In a "lawless" community,
obviously the Kingship itself has no official legal status, it's
just a cultus, and the terrific power that a sacral King has is all
in the Web of Oaths, in his exclusive power to raise the fierd, and
in the fact that "the King's word is law." But obviously
that is all the power that anyone would ever need and then some. The
object of such thew, however, is not really to specially empower the
King. In any healthy kingdom, that amounts to far more personal
power than any King would ever need or use. The real object is
merely to keep such power out of the hands of everybody else, in
order to prevent "adventurism." In even a good healthy
kingdom, people being what they are, there will always crop up
occasional disruptive people and interests that will seek power for
their own purposes, even sometimes creating and exploiting
"black markets" in under-the-table personal power, to
exercise in ways that might not always be any too healthy for the
common weal; we all know that's just human nature. In creating and
empowering the institution of sacral kingship, then, what tribes did
was to create a kind of "power czar," rather like a
baseball or football czar, who is responsible for all the power in
the kingdom and for keeping it all strictly white-market, and
available for the common weal only; never any other speculative
purposes.
In such case, it might well seem that
the King would or could rule with an iron hand, simply running
everything according to his own despotic whim. But of course, as so
often happens, that's not the way it works out in practice. In
practice, the King rules very little; as little as possible,
generally speaking, since he normally has thanes and reeves to do
all that routine administrative stuff, who have enough white-market
power to do their jobs because they are working for the King, but
other than that prefer themselves to just do their jobs and try to
keep the King out of their own and everybody else's hair. Thew-bound
non-adversarial folk communities tend inevitably to be pretty
self-regulating, and normally in such communities that government is
best which governs least, and everybody knows it, including the
King. The King has to be present and officiate at community blots
and other such affairs, even in battle, and of course at Thing, for
the sake of his luck. However, at Thing, which is where most of the
community's real business tends to be done, the King is normally
just there for a distinguished guest and good luck charm, to impose
the King's Frith by his presence, and will normally do and say very
little, unless the folk themselves need for him to do or say
something on occasion.
That is not to say the King never rules
or guides his community, however. He very much does so, but normally
only in special ways peculiarly appropriate to Kingship. The King
can set custom, style or thew on nothing more than his own word and
whim, for instance, if occasion should warrant. And, since he is
understood to regularly and uniquely have the ear of the gods, he is
traditionally responsible for what is known as "raed and thyle."

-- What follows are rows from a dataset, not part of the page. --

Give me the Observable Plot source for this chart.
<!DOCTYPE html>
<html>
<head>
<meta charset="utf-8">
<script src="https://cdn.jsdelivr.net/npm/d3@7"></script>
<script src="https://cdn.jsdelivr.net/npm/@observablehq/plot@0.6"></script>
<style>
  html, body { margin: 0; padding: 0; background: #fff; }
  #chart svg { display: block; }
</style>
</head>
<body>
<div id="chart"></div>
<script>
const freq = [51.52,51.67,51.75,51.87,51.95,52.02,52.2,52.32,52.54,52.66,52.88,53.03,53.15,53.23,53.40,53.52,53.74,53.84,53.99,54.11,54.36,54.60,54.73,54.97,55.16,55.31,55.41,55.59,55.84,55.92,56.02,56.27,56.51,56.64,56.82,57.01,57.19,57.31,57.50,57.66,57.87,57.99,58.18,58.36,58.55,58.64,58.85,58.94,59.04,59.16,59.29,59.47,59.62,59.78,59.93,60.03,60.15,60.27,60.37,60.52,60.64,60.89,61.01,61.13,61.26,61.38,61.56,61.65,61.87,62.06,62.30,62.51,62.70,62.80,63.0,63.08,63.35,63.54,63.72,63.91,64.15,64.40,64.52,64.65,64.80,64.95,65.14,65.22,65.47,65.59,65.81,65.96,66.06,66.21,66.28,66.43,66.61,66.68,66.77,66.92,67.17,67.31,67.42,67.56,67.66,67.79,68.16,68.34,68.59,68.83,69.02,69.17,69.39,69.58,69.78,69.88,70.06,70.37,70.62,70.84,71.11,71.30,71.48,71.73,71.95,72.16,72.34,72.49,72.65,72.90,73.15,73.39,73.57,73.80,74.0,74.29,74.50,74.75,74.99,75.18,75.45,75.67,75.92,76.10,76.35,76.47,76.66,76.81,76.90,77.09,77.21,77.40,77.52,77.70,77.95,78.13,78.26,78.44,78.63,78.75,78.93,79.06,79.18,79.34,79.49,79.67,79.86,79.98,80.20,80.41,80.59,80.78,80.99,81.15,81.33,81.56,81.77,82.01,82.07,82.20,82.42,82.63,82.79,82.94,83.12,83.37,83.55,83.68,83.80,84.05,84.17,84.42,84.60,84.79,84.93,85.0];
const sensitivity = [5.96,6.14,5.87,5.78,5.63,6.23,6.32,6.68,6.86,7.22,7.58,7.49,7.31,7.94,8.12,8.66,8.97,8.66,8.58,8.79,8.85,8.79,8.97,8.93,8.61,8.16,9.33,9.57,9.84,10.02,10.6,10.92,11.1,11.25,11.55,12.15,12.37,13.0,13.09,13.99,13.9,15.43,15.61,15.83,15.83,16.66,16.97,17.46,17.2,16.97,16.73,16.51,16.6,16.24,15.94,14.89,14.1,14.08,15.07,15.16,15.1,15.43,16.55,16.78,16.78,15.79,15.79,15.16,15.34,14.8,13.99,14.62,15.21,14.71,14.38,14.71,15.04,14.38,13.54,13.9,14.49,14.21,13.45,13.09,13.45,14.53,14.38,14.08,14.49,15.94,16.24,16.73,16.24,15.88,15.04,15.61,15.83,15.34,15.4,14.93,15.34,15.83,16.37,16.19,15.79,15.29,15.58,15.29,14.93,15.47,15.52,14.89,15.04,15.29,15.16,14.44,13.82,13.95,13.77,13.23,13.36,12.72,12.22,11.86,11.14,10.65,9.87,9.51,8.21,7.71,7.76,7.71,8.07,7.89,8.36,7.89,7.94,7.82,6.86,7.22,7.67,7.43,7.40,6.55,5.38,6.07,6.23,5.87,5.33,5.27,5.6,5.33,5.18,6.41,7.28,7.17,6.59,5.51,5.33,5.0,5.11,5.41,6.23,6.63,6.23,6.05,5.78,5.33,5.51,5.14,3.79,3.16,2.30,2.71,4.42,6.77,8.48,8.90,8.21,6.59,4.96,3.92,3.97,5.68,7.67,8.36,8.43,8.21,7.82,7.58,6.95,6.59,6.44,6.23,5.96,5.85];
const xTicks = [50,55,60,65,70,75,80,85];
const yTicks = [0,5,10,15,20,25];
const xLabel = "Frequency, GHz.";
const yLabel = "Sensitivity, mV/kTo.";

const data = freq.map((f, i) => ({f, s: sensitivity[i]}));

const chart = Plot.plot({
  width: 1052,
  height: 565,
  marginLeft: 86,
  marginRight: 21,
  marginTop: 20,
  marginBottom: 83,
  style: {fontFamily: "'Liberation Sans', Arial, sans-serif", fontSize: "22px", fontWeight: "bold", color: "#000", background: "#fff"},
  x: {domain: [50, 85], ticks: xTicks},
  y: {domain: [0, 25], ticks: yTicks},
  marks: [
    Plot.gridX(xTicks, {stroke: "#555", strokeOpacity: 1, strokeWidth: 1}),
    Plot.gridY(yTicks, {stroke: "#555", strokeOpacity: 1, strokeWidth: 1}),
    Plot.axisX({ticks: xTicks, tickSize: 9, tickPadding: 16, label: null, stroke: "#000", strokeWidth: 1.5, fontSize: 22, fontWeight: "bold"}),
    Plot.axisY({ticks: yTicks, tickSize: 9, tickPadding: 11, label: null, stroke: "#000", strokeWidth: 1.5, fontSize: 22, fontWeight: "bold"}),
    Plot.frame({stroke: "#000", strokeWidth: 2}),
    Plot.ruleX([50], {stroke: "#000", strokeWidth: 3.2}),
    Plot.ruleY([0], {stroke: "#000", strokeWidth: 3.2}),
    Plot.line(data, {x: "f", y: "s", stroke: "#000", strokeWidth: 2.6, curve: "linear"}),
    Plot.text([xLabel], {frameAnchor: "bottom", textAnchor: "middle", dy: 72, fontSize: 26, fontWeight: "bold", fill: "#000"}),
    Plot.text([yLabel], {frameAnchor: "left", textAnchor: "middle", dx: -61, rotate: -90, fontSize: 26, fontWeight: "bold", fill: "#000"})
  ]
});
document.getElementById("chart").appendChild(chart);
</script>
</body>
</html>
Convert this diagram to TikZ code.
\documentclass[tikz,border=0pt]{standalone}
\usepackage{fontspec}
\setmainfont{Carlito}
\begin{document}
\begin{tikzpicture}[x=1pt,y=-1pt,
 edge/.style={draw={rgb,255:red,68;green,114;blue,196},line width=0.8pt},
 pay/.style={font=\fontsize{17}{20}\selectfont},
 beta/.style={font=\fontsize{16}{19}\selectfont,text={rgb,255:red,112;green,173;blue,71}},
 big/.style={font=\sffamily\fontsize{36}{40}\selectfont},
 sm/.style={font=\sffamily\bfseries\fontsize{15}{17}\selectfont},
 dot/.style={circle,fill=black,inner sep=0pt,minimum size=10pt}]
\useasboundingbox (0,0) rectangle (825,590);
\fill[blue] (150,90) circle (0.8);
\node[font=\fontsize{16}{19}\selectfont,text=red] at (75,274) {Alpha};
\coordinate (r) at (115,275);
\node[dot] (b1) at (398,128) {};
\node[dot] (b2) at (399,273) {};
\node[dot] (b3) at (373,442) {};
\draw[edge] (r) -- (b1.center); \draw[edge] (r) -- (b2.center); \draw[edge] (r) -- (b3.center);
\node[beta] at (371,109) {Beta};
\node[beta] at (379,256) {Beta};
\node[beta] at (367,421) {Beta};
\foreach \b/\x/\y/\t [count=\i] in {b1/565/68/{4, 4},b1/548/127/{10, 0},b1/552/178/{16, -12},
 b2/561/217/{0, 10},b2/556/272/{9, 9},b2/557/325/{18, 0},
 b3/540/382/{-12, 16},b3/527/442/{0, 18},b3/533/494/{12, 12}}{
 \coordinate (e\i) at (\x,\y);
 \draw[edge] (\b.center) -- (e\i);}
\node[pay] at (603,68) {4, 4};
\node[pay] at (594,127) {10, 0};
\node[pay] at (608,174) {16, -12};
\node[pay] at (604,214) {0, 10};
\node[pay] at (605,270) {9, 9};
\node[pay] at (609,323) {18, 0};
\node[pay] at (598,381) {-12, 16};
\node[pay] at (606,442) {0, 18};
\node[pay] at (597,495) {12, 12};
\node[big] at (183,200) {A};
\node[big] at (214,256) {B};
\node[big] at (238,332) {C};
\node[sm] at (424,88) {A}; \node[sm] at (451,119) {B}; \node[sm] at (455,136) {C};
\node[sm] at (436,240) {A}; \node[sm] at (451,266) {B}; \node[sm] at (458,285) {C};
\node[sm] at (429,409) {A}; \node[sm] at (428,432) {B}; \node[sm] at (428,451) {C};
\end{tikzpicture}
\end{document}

Raed is public, or sometimes private, advice, which means that when
a King speaks out on any given matter, it tends to be influential in
the community and always taken very seriously, since it will tend to
be of some unusual kind and presumed to possibly be inspired by the
gods themselves. And if the King should (on much rarer occasions,
needless to say) pronounce thyle, that is always taken to be direct
marching-orders from the gods themselves, given to the folk through
the king, and no one is allowed to disobey it. So I hope that gives
some idea of how "the King's word is law."